From the printing press at the mission came translations of the Bible in Bengali, Sanskrit, and other major languages and dialects. Many of these languages had never been printed before; William Ward had to create punches for the type by hand. Carey had begun translating literature and sacred writings from the original Sanskrit into English to make them accessible to his own countryman. On 11 March 1812, a fire in the print shop caused £10,000 in damages and lost work. Amongst the losses were many irreplaceable manuscripts, including much of Carey’s translation of Sanskrit literature and a polyglot dictionary of Sanskrit and related languages, which would have been a seminal philological work had it been completed. However, the press itself and the punches were saved, and the mission was able to continue printing in six months. In Carey’s lifetime, the mission printed and distributed the Bible in whole or part in 44 languages and dialects.
In 1818, the mission founded Serampore College to train indigenous ministers for the growing church and to provide education in the arts and sciences to anyone regardless of caste or country. The King of Denmark granted a royal charter in 1827 that made the college a degree-granting institution, the first in Asia.[7] In 1820 Carey founded the Agri Horticultural Society of India at Alipore, Kolkata, supporting his enthusiasm for botany. The standard author abbreviation Carey is used to indicate this individual as the author when citing a botanical name.[8]
Andrew Fuller, who had been secretary of the Society in England, had died in 1815, and his successor, John Dyer, was a bureaucrat who attempted to reorganize the Society along business lines. Their differences proved to be irreconcilable, and Carey formally severed ties with the missionary society he had founded, leaving the mission property and moving onto the college grounds. He lived a quiet life until his death in 1834, revising his Bengali Bible, preaching, and teaching students. The couch on which he died, on 9 June 1834, is now housed at Regent’s Park College, the Baptist hall of the University of Oxford.

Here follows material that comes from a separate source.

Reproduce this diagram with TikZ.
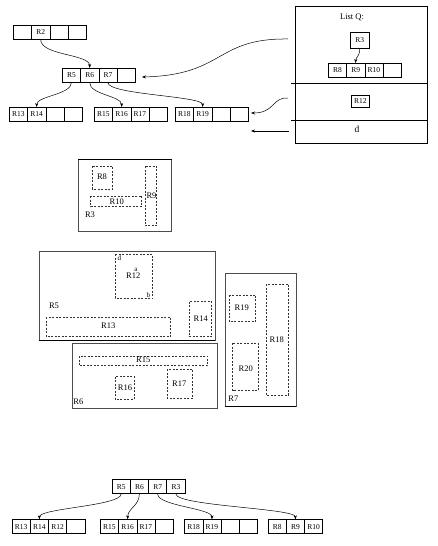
\documentclass[tikz,border=0pt]{standalone}
\usepackage{fontspec}
\setmainfont{Liberation Serif}
\usetikzlibrary{arrows.meta}
\tikzset{
  cell/.style={draw, line width=0.6pt, minimum width=18.25pt, minimum height=14pt,
    inner sep=0pt, anchor=north west, font=\fontsize{7.5}{8}\selectfont},
  link/.style={-{Stealth[length=4pt,width=3pt]}, line width=0.5pt},
  mbr/.style={draw=black!70, line width=0.6pt},
  sub/.style={draw=black!80, dash pattern=on 2pt off 1.5pt, line width=0.5pt},
  lbl/.style={inner sep=0pt, font=\fontsize{8.5}{9}\selectfont},
}
\begin{document}
\begin{tikzpicture}[x=1pt,y=-1pt]
\useasboundingbox (0,0) rectangle (437,546);
% records of the two trees
\foreach \nm/\xo/\yo/\cells in {%
    r2/13/25/{~,R2,~,~},%
    nr/62/68/{R5,R6,R7,~},%
    la/9/107/{R13,R14,~,~},%
    lb/94/107/{R15,R16,R17,~},%
    lc/175/107/{R18,R19,~,~},%
    q/328/63/{R8,R9,R10,~},%
    br/111.7/479.3/{R5,R6,R7,R3},%
    ba/11.7/519.3/{R13,R14,R12,~},%
    bb/100/519.3/{R15,R16,R17,~},%
    bc/184.3/519.3/{R18,R19,~,~},%
    bd/267.7/519.3/{R8,R9,R10}}{
  \foreach \t [count=\i] in \cells {
    \node[cell] (\nm-\i) at ({\xo+(\i-1)*18.25},\yo) {\t};
  }
}
% list Q panel
\draw[line width=0.7pt] (295,6) rectangle (427,143);
\draw[line width=0.9pt] (291,83) -- (427,83);
\draw[line width=0.5pt] (291,120) -- (427,120);
\node[lbl] (qtitle) at (352,17) {List Q:};
\node[cell, minimum width=19pt, minimum height=16pt] (qr3) at (350,32) {R3};
\node[cell, minimum width=18pt, minimum height=12pt] (qr12) at (351,95) {R12};
\node[lbl, font=\fontsize{9.5}{10}\selectfont] (qd) at (357,129) {d};
\draw[link] (qr3.south) .. controls +(0,8) and +(0,-6) .. (q-2.north);
% tree arrows
\draw[link] (r2-2.south) .. controls +(0,16) and +(0,-14) .. (nr-2.north);
\foreach \a/\b in {nr-1/la-2, nr-2/lb-2, nr-3/lc-2, br-1/ba-2, br-2/bb-2, br-3/bc-2, br-4/bd-2}
  \draw[link] (\a.south) .. controls +(0,12) and +(0,-11) .. (\b.north);
% from the panel back to the tree
\coordinate (s1) at (288,39);
\coordinate (t1) at (142,77);
\coordinate (s2) at (288,98);
\coordinate (t2) at (251,113);
\coordinate (s3) at (289,131);
\coordinate (t3) at (251,131);
\draw[link] (s1) .. controls (215,38) and (225,75) .. (t1);
\draw[link] (s2) .. controls (272,97) and (275,113) .. (t2);
\draw[link] (s3) -- (t3);
% bounding rectangles
\draw[mbr] (78.3,159.3) rectangle (171.7,231.7);
\draw[line width=1pt] (78.3,159.3) -- (171.7,159.3);
\draw[mbr] (39.3,251.7) rectangle (215,340);
\draw[line width=1pt] (39.3,340) -- (215,340);
\draw[mbr] (72.7,343.3) rectangle (217.3,408.3);
\draw[mbr] (225,273.3) rectangle (296,406.7);
\draw[line width=1pt] (225,406.7) -- (296,406.7);
\foreach \x/\y/\X/\Y in {92.7/166/112.7/189, 90.7/196/141.7/206.7, 145/166/156.7/225.7,
    115/254.3/152.7/298.3, 46/317.3/170.7/336.7, 189.3/301.7/211.7/336.7,
    79/356/207.7/365.7, 115/376.7/134.3/399.3, 167.3/369.3/192.7/398.3,
    229.3/295/255.7/321.7, 232.7/343.3/258.3/390.7, 266/284/288.3/395}
  \draw[sub] (\x,\y) rectangle (\X,\Y);
\foreach \nm/\x/\y/\t in {m8/102/177/R8, m10/116.7/201.7/R10, m9/151.5/196/R9, m3/90/215/R3,
    m12/133.3/276/R12, m5/54/305.7/R5, m13/108.3/326/R13, m14/200.7/319/R14,
    m15/143.3/360/R15, m16/125/387.3/R16, m17/179.3/383.3/R17, m6/78.3/401.7/R6,
    m19/241.7/307.3/R19, m20/245.7/368.3/R20, m18/276.7/340/R18, m7/233.3/398.3/R7}
  \node[lbl] (\nm) at (\x,\y) {\t};
\node[lbl, font=\fontsize{7}{8}\selectfont] (cd) at (119.3,258.3) {d};
\node[lbl, font=\fontsize{7}{8}\selectfont] (ca) at (136,270) {a};
\node[lbl, font=\fontsize{7}{8}\selectfont] (cb) at (148.3,295) {b};
\end{tikzpicture}
\end{document}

Carey has at least nine colleges named after him: William Carey Christian School (WCCS) in Sydney, NSW, William Carey International University in Pasadena, California, Carey Theological College in Vancouver, British Columbia, Carey Baptist College in Auckland, New Zealand, Carey Baptist Grammar School in Melbourne, Victoria, Carey College in Colombo, Sri Lanka and William Carey University, Hattiesburg, Mississippi. William Carey Academy of Chittagong, Bangladesh teaches both Bangladeshi and expatriate children, from Kindergarten to grade 12.